→ **Directions**
Exactly reproduce the lines of the listing below from the one containing "Recreate this image" through the one containing "minimum width=105pt] (nrBot)". Skip the images.

→ **The data**
╔══

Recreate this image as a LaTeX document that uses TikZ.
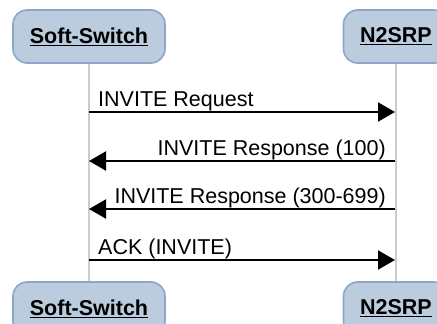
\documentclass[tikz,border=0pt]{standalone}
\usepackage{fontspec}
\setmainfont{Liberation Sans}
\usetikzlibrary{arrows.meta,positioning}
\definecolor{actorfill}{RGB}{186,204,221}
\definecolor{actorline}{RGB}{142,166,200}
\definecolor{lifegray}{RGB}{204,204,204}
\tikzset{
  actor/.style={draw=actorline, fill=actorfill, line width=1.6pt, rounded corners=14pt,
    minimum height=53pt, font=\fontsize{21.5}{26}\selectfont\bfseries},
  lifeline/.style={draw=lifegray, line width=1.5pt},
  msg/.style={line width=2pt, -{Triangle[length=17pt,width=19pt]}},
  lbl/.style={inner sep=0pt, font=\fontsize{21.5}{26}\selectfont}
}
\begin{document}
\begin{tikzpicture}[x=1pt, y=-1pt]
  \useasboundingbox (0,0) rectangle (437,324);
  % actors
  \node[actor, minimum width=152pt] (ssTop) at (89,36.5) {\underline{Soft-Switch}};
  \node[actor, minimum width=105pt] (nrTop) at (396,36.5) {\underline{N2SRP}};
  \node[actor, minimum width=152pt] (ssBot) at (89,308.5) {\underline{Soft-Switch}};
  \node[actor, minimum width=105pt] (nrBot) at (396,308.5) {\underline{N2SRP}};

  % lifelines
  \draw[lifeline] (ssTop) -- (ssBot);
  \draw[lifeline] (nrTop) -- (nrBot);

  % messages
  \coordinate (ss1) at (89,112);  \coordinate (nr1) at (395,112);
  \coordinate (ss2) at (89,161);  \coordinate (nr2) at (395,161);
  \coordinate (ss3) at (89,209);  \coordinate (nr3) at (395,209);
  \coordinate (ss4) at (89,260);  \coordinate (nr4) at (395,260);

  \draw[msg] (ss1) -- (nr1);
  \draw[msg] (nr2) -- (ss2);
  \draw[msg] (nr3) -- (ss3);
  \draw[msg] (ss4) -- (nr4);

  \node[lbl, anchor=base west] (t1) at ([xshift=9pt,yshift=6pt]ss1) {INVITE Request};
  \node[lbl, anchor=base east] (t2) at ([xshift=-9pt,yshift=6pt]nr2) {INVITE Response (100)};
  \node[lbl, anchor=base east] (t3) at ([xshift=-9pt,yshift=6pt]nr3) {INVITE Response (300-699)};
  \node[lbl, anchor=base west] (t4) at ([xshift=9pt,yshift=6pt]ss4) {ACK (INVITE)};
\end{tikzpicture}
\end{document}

╚══
╔══

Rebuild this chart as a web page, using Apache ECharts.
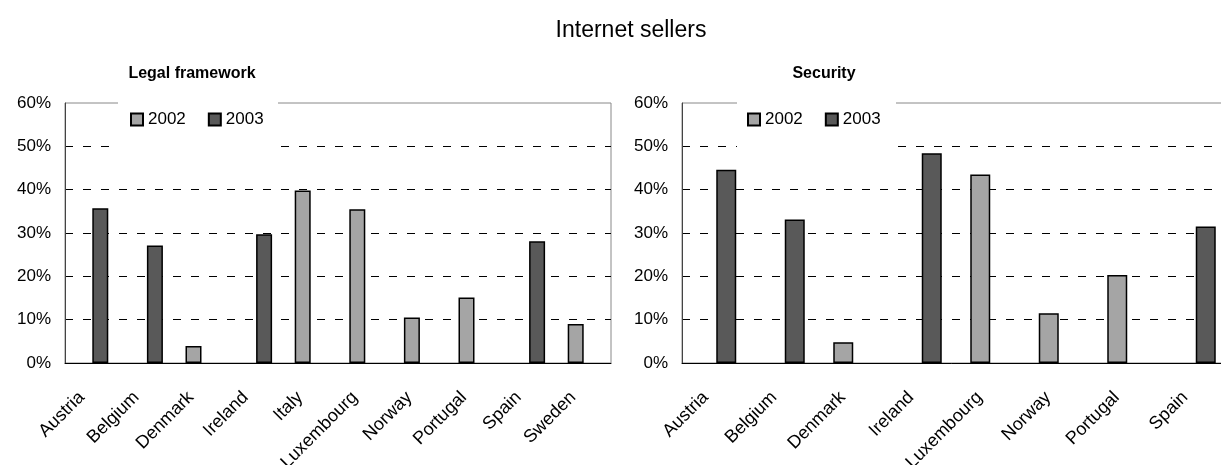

╚══

→ **Output for this task**
Recreate this image as a LaTeX document that uses TikZ.
\documentclass[tikz,border=0pt]{standalone}
\usepackage{fontspec}
\setmainfont{Liberation Sans}
\usetikzlibrary{arrows.meta,positioning}
\definecolor{actorfill}{RGB}{186,204,221}
\definecolor{actorline}{RGB}{142,166,200}
\definecolor{lifegray}{RGB}{204,204,204}
\tikzset{
  actor/.style={draw=actorline, fill=actorfill, line width=1.6pt, rounded corners=14pt,
    minimum height=53pt, font=\fontsize{21.5}{26}\selectfont\bfseries},
  lifeline/.style={draw=lifegray, line width=1.5pt},
  msg/.style={line width=2pt, -{Triangle[length=17pt,width=19pt]}},
  lbl/.style={inner sep=0pt, font=\fontsize{21.5}{26}\selectfont}
}
\begin{document}
\begin{tikzpicture}[x=1pt, y=-1pt]
  \useasboundingbox (0,0) rectangle (437,324);
  % actors
  \node[actor, minimum width=152pt] (ssTop) at (89,36.5) {\underline{Soft-Switch}};
  \node[actor, minimum width=105pt] (nrTop) at (396,36.5) {\underline{N2SRP}};
  \node[actor, minimum width=152pt] (ssBot) at (89,308.5) {\underline{Soft-Switch}};
  \node[actor, minimum width=105pt] (nrBot) at (396,308.5) {\underline{N2SRP}};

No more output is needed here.